===== Listing =====

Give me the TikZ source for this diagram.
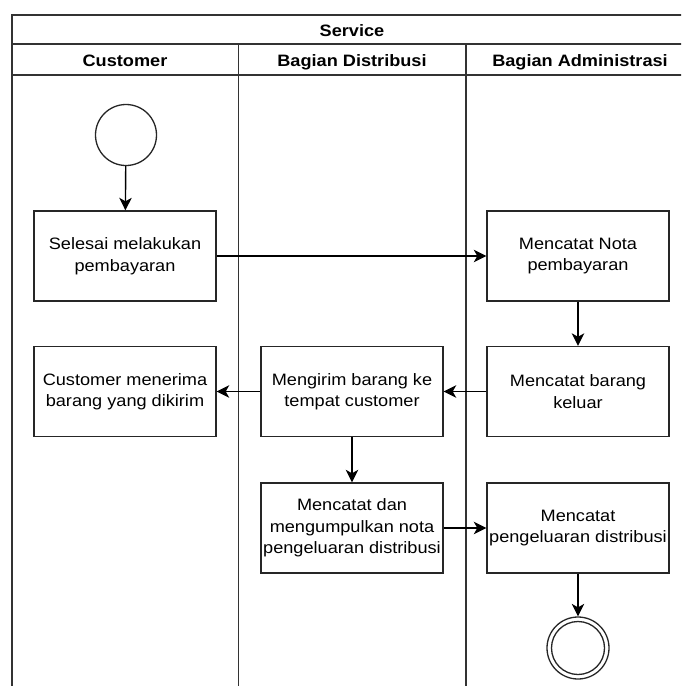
\documentclass[tikz,border=0pt]{standalone}
\usepackage{fontspec}
\setmainfont[FakeStretch=1.1]{Liberation Sans}
\usetikzlibrary{arrows.meta}
\begin{document}
\begin{tikzpicture}[x=1pt,y=-1pt,
  lane/.style={draw=black!80,line width=1.8pt},
  act/.style={draw=black!85,line width=1.4pt,fill=white,minimum width=182pt,minimum height=90pt,
    align=center,inner sep=0pt,font=\fontsize{16.5}{21.5}\selectfont},
  hdr/.style={font=\fontsize{16.5}{20}\selectfont\bfseries,inner sep=0pt,anchor=base},
  flow/.style={draw=black,line width=1.4pt,-{Stealth[length=12.5pt,width=12.5pt,inset=3.5pt]}},
  startnode/.style={circle,draw=black!85,line width=1.3pt,minimum size=61pt,inner sep=0pt},
  endnode/.style={circle,draw=black!85,line width=1.3pt,minimum size=62pt,inner sep=0pt}
]
\useasboundingbox (0,0) rectangle (681,686);
\begin{scope}
\clip (0,0) rectangle (681,686);
% swimlane frame
\draw[lane] (12,700) -- (12,15) -- (700,15);
\draw[lane] (12,44) -- (700,44);
\draw[lane] (12,75) -- (700,75);
\draw[lane] (238.5,44) -- (238.5,700);
\draw[lane] (466,44) -- (466,700);
\end{scope}
% headers
\node[hdr] (svc) at (352,36) {Service};
\node[hdr] (hcust) at (125,66) {Customer};
\node[hdr] (hdist) at (352,66) {Bagian Distribusi};
\node[hdr] (hadm) at (580,66) {Bagian Administrasi};
% activities
\node[startnode] (start) at (126,135) {};
\node[act] (b1) at (125,256) {Selesai melakukan\\pembayaran};
\node[act] (b2) at (578,256) {Mencatat Nota\\pembayaran};
\node[act] (b3) at (578,391.5) {Mencatat barang\\keluar};
\node[act] (b4) at (352,391.5) {Mengirim barang ke\\tempat customer};
\node[act] (b5) at (125,391.5) {Customer menerima\\barang yang dikirim};
\node[act] (b6) at (352,528) {Mencatat dan\\mengumpulkan nota\\pengeluaran distribusi};
\node[act] (b7) at (578,528) {Mencatat\\pengeluaran distribusi};
\node[endnode] (stop) at (578,648) {};
\node[circle,draw=black!85,line width=1.3pt,minimum size=53pt,inner sep=0pt] (stopin) at (stop) {};
% flows
\draw[flow] (start) -- (b1);
\draw[flow] (b1) -- (b2);
\draw[flow] (b2) -- (b3);
\draw[flow] (b3) -- (b4);
\draw[flow] (b4) -- (b5);
\draw[flow] (b4) -- (b6);
\draw[flow] (b6) -- (b7);
\draw[flow] (b7) -- (stop);
\end{tikzpicture}
\end{document}
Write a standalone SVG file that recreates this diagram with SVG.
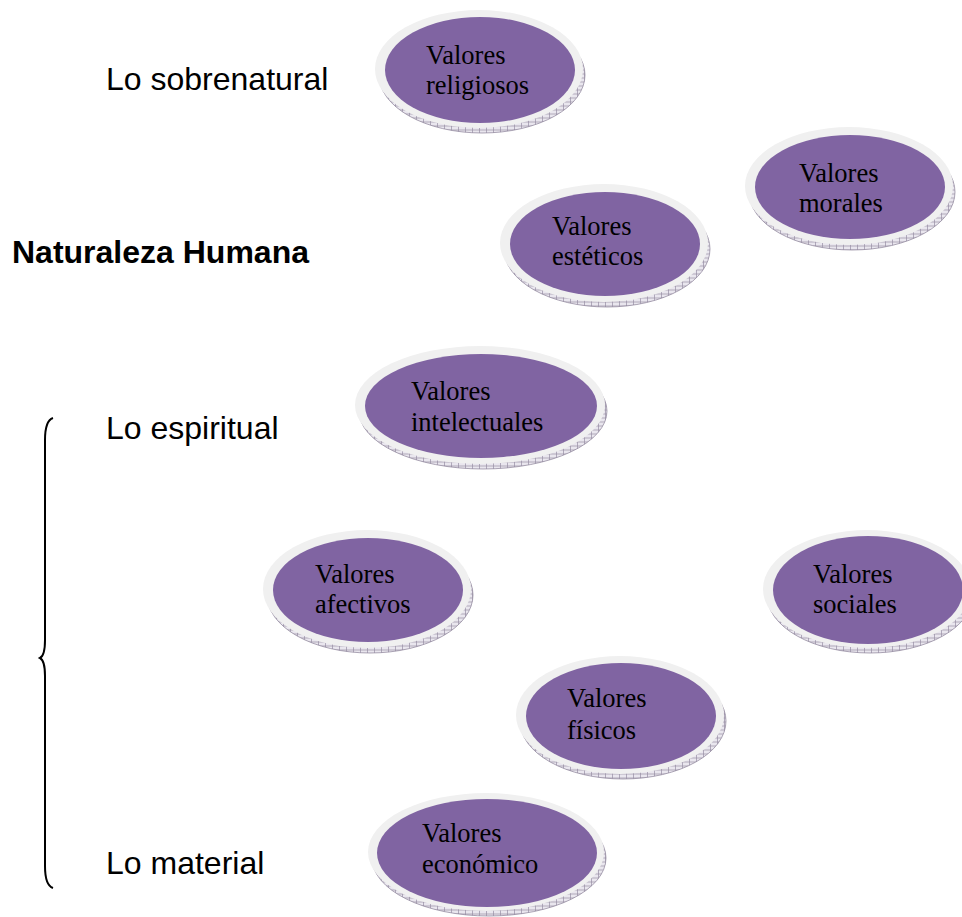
<svg xmlns="http://www.w3.org/2000/svg" width="962" height="917" viewBox="0 0 962 917">
<defs>
<pattern id="hatch" width="7" height="4" patternUnits="userSpaceOnUse">
<rect width="7" height="4" fill="#e9e6ee"/>
<path d="M0,2 H7 M3.5,0 V4" stroke="#978ea3" stroke-width="0.7"/>
</pattern>
<style>
.side{fill:url(#hatch);stroke:#8a8096;stroke-width:0.7}
.rim{fill:#f0f0f0}
.face{fill:#8064a2}
.vt{font-family:"Liberation Serif","Times New Roman",serif;font-size:26.5px;fill:#000}
.lbl{font-family:"Liberation Sans",Arial,sans-serif;font-size:32px;fill:#000}
.bold{font-weight:bold}
</style>
</defs>
<rect width="962" height="917" fill="#fff"/>

<g id="labels">
<text class="lbl" x="106" y="90">Lo sobrenatural</text>
<text class="lbl bold" x="12" y="263">Naturaleza Humana</text>
<text class="lbl" x="106" y="439">Lo espiritual</text>
<text class="lbl" x="106" y="874">Lo material</text>
</g>

<g id="connectors">
<path d="M53,418 C47,420 45,428 45,440 L45,640 C45,650 44,656 40,658 C44,660 45,666 45,676 L45,866 C45,878 47,886 53,888" fill="none" stroke="#000" stroke-width="2"/>
</g>

<g id="religiosos">
<ellipse class="side" cx="482" cy="75" rx="103" ry="58"/>
<ellipse class="rim" cx="479" cy="69" rx="104" ry="59"/>
<ellipse class="face" cx="480" cy="70" rx="95" ry="53"/>
<text class="vt" x="426" y="64">Valores</text>
<text class="vt" x="426" y="94">religiosos</text>
</g>

<g id="morales">
<ellipse class="side" cx="852" cy="192" rx="103" ry="58"/>
<ellipse class="rim" cx="849" cy="186" rx="104" ry="59"/>
<ellipse class="face" cx="850" cy="187" rx="95" ry="52"/>
<text class="vt" x="799" y="182">Valores</text>
<text class="vt" x="799" y="212">morales</text>
</g>

<g id="esteticos">
<ellipse class="side" cx="607" cy="249" rx="103" ry="58"/>
<ellipse class="rim" cx="604" cy="243" rx="104" ry="59"/>
<ellipse class="face" cx="605" cy="244" rx="95" ry="52"/>
<text class="vt" x="552" y="235">Valores</text>
<text class="vt" x="552" y="265">estéticos</text>
</g>

<g id="intelectuales">
<ellipse class="side" cx="483" cy="411" rx="124" ry="58"/>
<ellipse class="rim" cx="480" cy="405" rx="125" ry="59"/>
<ellipse class="face" cx="481" cy="406" rx="116" ry="52"/>
<text class="vt" x="411" y="400">Valores</text>
<text class="vt" x="411" y="431">intelectuales</text>
</g>

<g id="afectivos">
<ellipse class="side" cx="370" cy="595" rx="103" ry="58"/>
<ellipse class="rim" cx="367" cy="589" rx="104" ry="59"/>
<ellipse class="face" cx="368" cy="590" rx="95" ry="52"/>
<text class="vt" x="315" y="583">Valores</text>
<text class="vt" x="315" y="613">afectivos</text>
</g>

<g id="sociales">
<ellipse class="side" cx="870" cy="595" rx="103" ry="58"/>
<ellipse class="rim" cx="867" cy="589" rx="104" ry="59"/>
<ellipse class="face" cx="868" cy="590" rx="95" ry="54"/>
<text class="vt" x="813" y="583">Valores</text>
<text class="vt" x="813" y="613">sociales</text>
</g>

<g id="fisicos">
<ellipse class="side" cx="623" cy="721" rx="103" ry="58"/>
<ellipse class="rim" cx="620" cy="715" rx="104" ry="59"/>
<ellipse class="face" cx="621" cy="716" rx="95" ry="53"/>
<text class="vt" x="567" y="707">Valores</text>
<text class="vt" x="567" y="739">físicos</text>
</g>

<g id="economico">
<ellipse class="side" cx="489" cy="858" rx="117" ry="58"/>
<ellipse class="rim" cx="486" cy="852" rx="118" ry="59"/>
<ellipse class="face" cx="487" cy="853" rx="110" ry="54"/>
<text class="vt" x="422" y="842">Valores</text>
<text class="vt" x="422" y="873">económico</text>
</g>
</svg>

=====

Task brief ->
The word "this" may occur in lines of the records. Report how many such lines there are, giving only the number.

Solution to the problem ->
2